5. The surgical membrane of any one of claim 1, 2 or 3 wherein the membrane has a pore size distribution such that at least about ninety percent of the pores are from about 10 to about 20 microns in diameter.

6. The surgical membrane of claim 5 wherein at least about 95 percent of the pores are from about 10 to about 20 microns in diameter.

7. The surgical membrane of any one of claim 1, 2 or 3 wherein the chitosan comprises a medical grade chitosan.

8. A method of making a flexible dental surgical membrane comprises the steps of:

(a) dissolving chitosan having a viscosity average molecular weight of from about 400,000 daltons to about 2,000,000 daltons in an acidic aqueous solution;

(b) adding porogen particles to the acidic aqueous solution to form a slurry of solid porogen particles dispersed in a liquid phase comprising the acidic aqueous solution of the chitosan, at least ninety percent by weight of the porogen particles having a diameter of from about 10 to about 20 microns;

(c) spreading the slurry in a layer on a support surface to provide a slurry layer and evaporating the liquid phase from the slurry layer sufficiently to leave behind a coherent chitosan membrane having the porogen particles distributed through the membrane;

(d) contacting the chitosan membrane with a solvent to dissolve the porogen particles to leave pores in the spaces formerly occupied by the porogen particles, the pores being distributed through the chitosan membrane and having a pore size range substantially corresponding to that of the porogen particles, the resulting chitosan membrane having a thickness of from about 100 microns to about 0.5 mm; and

(e) rinsing the membrane to remove solvent residue from the membrane.

9. The method of claim 8 wherein the chitosan has a viscosity average molecular weight of from about 450,000 daltons to about 1,500,000 daltons.

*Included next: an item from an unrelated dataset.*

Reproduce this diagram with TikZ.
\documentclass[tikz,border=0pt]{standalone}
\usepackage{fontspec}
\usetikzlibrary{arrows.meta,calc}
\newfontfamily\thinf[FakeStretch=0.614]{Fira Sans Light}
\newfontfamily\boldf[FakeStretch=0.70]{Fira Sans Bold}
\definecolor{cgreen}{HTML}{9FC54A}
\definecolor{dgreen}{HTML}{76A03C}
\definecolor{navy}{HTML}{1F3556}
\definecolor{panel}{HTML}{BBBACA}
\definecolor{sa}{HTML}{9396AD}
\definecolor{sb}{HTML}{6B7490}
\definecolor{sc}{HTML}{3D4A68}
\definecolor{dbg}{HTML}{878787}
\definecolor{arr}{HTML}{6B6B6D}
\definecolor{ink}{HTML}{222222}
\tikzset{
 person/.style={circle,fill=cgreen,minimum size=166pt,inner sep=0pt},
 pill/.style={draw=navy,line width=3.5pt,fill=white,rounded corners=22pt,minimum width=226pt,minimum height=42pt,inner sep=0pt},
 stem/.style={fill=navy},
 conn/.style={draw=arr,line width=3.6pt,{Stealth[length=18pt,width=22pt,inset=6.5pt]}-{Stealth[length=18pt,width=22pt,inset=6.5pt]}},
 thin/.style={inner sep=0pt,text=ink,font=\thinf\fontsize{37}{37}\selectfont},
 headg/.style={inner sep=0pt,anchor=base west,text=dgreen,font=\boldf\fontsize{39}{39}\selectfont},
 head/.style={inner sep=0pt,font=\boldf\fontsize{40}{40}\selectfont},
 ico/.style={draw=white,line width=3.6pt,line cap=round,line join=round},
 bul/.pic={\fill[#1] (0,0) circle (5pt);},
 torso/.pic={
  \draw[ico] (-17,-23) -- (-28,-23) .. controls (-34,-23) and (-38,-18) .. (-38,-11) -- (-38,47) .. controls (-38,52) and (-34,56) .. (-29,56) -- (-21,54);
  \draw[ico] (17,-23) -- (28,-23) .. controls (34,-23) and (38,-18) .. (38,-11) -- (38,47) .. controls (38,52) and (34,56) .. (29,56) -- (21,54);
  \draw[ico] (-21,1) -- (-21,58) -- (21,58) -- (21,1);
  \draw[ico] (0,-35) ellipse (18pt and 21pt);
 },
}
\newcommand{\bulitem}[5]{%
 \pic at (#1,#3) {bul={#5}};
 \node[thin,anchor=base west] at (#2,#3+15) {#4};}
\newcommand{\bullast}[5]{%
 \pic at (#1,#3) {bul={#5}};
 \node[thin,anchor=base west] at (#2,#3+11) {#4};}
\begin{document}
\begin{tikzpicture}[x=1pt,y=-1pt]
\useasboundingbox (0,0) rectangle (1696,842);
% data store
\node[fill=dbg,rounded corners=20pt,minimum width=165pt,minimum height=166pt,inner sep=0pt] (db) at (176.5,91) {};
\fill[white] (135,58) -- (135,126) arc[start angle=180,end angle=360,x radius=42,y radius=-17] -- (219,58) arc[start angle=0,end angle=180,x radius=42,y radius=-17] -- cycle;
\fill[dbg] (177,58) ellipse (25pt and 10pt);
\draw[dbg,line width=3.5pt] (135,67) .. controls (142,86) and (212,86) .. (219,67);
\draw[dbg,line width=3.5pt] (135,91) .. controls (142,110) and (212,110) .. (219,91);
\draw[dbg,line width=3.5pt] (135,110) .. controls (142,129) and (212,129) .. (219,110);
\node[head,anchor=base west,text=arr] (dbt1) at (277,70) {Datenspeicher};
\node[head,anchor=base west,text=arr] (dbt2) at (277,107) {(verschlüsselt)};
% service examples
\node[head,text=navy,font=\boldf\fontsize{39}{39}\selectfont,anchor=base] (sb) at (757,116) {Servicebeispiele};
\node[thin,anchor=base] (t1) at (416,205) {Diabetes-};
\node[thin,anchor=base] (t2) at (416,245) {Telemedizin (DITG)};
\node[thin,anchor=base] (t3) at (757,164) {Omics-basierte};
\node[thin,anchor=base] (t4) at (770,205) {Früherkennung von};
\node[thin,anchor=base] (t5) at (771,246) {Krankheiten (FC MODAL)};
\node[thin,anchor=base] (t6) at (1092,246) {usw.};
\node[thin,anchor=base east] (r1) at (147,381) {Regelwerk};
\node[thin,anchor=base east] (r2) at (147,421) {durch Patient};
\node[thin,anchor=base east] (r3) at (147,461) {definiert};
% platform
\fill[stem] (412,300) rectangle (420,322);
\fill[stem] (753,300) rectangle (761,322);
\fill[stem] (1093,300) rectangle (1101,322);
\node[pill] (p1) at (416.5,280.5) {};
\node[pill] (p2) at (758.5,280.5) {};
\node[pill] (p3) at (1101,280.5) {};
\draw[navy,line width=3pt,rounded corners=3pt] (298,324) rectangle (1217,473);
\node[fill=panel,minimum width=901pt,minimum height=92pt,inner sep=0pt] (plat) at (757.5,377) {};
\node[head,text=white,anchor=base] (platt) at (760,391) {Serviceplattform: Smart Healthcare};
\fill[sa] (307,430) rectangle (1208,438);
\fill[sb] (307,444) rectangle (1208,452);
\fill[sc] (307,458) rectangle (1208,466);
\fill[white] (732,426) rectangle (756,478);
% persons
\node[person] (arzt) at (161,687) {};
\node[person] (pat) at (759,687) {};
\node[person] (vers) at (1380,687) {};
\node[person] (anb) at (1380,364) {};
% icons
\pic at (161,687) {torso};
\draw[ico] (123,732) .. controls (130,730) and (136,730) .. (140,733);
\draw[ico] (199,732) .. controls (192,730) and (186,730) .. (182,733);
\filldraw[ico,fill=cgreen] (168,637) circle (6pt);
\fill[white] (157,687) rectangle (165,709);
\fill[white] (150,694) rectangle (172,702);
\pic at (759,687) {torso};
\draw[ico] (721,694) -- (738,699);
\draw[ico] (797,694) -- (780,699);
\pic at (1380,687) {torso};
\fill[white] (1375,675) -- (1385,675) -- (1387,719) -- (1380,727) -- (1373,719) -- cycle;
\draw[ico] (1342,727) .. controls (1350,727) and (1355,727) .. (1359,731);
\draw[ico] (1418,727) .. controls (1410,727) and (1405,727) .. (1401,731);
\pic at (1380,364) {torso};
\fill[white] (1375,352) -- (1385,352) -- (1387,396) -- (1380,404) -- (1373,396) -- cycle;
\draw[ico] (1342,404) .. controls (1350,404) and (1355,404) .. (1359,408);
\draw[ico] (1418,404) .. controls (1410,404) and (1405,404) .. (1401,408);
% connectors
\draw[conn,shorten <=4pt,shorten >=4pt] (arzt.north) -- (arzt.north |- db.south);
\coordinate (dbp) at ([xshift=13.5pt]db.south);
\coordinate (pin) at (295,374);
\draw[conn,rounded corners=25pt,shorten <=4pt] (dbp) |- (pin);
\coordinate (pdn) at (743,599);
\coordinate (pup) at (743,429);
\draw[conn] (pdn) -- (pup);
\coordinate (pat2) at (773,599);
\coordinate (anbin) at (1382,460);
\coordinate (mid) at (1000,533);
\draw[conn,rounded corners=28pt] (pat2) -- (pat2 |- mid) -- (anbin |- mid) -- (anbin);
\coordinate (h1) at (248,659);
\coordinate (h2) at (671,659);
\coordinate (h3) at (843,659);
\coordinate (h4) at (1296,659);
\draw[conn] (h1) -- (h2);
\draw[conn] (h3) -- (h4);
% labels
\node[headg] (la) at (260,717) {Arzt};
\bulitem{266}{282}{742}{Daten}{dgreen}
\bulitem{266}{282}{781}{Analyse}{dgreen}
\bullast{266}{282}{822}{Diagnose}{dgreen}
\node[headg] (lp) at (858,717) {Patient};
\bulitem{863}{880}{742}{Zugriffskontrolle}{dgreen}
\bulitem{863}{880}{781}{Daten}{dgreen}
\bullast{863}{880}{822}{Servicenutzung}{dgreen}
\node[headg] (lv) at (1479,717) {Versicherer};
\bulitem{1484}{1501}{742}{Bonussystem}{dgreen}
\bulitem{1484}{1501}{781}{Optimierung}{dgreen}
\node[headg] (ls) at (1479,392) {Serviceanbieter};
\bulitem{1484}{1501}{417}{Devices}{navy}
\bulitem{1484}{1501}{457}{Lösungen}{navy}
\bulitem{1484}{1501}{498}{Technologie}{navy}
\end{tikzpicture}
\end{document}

10. The method of claim 8 wherein the chitosan has a viscosity average molecular weight of from about 400,000 daltons to about 800,000 daltons.

11. The method of claim 8 wherein the porogen comprises silica particles, the acidic aqueous solution is a solution of acetic acid, the solvent comprises an aqueous solution of sodium hydroxide and the rinsing of step (e) is carried out with water as the rinsing agent.

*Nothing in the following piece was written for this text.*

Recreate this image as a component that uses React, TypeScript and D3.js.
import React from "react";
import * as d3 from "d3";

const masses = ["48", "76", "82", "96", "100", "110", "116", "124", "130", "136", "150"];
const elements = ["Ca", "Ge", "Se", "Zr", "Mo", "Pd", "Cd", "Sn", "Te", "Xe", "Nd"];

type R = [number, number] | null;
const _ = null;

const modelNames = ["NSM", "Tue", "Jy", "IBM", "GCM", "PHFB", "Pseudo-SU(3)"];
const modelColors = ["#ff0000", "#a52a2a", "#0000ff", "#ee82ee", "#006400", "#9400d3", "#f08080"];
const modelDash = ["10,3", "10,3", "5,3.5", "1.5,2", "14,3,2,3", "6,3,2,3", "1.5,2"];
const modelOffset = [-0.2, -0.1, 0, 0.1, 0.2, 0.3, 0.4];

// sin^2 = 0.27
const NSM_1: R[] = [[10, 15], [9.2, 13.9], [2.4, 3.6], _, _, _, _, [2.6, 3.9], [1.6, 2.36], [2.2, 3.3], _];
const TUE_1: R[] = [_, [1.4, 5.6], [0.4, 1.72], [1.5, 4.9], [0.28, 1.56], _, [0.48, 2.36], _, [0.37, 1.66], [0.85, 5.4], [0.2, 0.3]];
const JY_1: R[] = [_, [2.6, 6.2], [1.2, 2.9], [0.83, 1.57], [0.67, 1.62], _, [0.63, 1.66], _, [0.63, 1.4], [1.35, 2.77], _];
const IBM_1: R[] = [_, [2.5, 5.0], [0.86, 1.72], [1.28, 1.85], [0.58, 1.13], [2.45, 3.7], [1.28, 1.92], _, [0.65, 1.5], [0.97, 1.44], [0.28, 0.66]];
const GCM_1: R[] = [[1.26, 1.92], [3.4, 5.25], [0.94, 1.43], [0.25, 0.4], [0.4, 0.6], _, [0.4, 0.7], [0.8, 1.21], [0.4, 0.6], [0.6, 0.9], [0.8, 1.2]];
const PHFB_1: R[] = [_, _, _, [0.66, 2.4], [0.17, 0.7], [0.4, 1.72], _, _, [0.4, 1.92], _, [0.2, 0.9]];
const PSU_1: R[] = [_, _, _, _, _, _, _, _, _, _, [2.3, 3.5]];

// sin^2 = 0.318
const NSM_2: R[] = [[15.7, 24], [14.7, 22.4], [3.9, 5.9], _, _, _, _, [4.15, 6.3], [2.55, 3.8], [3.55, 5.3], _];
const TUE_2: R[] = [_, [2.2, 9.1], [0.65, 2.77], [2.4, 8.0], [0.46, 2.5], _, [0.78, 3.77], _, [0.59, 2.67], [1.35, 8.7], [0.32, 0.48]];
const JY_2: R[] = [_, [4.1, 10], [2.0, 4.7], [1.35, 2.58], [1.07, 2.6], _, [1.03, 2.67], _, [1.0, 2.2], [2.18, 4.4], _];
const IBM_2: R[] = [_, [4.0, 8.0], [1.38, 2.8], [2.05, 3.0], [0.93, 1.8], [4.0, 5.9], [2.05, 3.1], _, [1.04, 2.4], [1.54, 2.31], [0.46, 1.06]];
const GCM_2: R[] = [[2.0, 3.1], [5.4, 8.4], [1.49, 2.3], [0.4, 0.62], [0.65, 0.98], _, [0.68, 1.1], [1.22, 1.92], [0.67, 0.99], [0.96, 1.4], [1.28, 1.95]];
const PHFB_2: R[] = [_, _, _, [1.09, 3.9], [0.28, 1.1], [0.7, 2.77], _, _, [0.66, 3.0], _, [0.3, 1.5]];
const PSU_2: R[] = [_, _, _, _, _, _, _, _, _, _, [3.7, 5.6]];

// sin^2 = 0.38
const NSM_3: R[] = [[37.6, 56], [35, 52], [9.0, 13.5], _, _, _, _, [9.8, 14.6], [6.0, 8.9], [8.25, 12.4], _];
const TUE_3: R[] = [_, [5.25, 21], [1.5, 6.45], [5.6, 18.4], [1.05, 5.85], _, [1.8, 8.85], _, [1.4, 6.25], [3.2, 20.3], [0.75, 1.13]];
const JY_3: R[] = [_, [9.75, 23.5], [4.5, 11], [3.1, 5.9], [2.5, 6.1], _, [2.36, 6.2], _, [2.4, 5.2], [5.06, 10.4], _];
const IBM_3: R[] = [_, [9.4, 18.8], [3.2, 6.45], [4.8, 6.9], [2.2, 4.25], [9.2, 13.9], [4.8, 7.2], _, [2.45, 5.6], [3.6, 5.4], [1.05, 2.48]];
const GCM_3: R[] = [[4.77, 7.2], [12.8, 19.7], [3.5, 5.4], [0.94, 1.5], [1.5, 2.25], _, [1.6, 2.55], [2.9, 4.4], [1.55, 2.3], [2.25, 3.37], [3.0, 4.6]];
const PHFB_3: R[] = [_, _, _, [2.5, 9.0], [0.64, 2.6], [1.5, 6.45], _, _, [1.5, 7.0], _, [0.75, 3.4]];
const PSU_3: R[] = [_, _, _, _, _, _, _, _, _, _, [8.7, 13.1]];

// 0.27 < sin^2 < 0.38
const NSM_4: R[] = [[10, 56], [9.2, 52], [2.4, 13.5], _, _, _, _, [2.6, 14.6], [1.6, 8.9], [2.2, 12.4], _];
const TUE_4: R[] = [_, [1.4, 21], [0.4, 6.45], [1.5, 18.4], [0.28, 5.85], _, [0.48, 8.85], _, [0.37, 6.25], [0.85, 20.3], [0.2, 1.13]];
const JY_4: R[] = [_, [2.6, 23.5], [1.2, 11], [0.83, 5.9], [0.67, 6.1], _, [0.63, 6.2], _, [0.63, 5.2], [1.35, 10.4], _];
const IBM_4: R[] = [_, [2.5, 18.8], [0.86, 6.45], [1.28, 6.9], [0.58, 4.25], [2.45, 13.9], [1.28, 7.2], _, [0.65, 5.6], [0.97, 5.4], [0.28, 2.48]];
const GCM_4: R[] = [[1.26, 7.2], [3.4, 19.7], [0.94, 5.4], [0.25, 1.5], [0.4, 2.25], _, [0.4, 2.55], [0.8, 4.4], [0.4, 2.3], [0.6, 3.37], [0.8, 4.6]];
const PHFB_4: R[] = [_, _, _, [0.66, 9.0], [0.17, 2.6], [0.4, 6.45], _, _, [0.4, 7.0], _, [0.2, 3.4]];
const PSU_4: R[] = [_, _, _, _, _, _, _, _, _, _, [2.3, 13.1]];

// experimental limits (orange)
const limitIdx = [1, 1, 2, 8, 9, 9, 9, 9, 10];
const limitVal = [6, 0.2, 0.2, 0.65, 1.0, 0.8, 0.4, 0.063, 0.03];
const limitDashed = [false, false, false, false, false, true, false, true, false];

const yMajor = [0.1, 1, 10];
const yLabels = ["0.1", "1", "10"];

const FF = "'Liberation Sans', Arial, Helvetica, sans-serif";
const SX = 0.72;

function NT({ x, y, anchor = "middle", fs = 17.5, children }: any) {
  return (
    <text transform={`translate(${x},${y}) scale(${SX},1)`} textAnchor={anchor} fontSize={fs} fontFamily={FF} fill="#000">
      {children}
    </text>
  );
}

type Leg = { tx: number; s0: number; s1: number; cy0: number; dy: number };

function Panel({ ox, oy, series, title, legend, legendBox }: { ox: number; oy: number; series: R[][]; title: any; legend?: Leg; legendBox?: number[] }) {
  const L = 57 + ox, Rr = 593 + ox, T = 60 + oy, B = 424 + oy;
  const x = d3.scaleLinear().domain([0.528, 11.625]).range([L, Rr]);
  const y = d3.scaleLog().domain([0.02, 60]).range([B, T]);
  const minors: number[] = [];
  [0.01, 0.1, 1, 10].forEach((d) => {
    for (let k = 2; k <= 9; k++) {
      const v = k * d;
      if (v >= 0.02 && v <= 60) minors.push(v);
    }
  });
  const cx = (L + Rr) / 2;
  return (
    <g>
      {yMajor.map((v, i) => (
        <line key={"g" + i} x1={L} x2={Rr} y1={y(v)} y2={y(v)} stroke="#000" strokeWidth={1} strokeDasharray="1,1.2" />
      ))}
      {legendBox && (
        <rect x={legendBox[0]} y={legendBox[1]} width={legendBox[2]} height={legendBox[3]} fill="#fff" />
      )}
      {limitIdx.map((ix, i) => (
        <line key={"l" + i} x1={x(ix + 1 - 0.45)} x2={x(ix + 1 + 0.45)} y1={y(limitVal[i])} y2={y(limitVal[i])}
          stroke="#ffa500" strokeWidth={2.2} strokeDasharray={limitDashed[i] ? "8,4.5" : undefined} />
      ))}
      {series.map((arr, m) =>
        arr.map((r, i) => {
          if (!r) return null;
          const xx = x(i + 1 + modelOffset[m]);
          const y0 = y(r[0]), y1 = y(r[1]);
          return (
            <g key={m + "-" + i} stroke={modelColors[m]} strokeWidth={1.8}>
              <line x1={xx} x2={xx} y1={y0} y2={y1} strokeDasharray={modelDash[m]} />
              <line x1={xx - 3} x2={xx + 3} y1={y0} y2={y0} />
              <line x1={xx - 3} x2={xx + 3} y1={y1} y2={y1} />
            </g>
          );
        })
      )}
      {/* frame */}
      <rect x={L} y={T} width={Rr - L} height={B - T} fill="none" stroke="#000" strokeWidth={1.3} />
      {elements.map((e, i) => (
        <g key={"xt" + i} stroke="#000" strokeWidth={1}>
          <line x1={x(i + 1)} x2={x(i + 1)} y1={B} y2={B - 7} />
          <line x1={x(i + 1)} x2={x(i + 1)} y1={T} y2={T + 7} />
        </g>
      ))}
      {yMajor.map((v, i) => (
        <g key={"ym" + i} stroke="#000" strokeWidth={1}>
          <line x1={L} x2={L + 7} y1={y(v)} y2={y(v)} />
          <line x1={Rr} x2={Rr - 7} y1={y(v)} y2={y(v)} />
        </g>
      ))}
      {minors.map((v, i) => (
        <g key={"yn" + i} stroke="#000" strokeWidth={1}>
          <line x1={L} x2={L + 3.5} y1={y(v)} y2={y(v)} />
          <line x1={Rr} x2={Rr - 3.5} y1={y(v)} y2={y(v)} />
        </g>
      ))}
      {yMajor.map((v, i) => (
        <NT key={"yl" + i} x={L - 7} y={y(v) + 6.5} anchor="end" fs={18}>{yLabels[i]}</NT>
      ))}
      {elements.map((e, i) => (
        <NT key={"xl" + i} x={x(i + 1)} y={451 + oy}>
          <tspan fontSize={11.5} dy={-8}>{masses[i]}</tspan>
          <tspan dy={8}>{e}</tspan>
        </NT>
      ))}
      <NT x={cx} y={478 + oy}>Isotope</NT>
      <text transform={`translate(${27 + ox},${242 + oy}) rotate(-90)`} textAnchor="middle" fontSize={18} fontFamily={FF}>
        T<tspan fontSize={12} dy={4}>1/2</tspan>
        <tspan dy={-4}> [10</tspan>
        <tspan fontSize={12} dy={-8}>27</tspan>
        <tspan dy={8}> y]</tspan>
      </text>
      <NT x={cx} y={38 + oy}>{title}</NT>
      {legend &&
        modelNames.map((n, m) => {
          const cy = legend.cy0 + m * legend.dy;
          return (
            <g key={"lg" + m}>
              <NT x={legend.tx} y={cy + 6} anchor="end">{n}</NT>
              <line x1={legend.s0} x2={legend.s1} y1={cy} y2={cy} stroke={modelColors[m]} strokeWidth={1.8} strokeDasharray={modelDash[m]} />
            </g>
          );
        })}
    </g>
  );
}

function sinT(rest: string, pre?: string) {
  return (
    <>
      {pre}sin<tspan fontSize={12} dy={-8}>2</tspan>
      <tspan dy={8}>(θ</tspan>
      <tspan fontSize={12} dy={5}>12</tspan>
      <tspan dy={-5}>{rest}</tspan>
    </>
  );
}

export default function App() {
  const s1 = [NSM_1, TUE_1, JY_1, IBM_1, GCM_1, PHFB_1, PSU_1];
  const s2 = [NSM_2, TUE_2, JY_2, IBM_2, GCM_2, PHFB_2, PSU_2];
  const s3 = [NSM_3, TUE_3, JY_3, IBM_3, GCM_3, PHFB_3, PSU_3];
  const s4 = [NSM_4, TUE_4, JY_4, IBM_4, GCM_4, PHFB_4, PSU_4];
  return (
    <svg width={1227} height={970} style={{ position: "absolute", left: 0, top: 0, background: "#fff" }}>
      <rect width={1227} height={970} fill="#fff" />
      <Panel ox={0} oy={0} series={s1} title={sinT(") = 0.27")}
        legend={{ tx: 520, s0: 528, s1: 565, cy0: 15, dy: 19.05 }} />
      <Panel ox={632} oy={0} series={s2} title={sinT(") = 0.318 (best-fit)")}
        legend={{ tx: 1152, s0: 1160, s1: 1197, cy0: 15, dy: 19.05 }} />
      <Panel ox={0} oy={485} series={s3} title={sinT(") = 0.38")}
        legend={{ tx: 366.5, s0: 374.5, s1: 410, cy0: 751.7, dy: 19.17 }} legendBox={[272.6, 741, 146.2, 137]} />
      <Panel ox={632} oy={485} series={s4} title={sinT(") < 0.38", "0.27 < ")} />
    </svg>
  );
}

12. The method of claim 11 wherein the solution of acetic acid is a 1% by volume (“v/v”) aqueous solution of acetic acid.

13. The method of claim 11 or claim 12 wherein the sodium hydroxide solution comprises a 1 M solution of sodium hydroxide.

14. The method of claim 8 wherein in step (c), evaporating the liquid phase from the slurry layer comprises allowing the slurry layer to be exposed to ambient atmosphere for a time sufficient to evaporate the liquid phase sufficiently to form the coherent chitosan membrane.

15. The method of claim 14 wherein the slurry layer is heated in an ambient atmosphere at a temperature of from about 20° C. to about 110° C. to evaporate the liquid phase.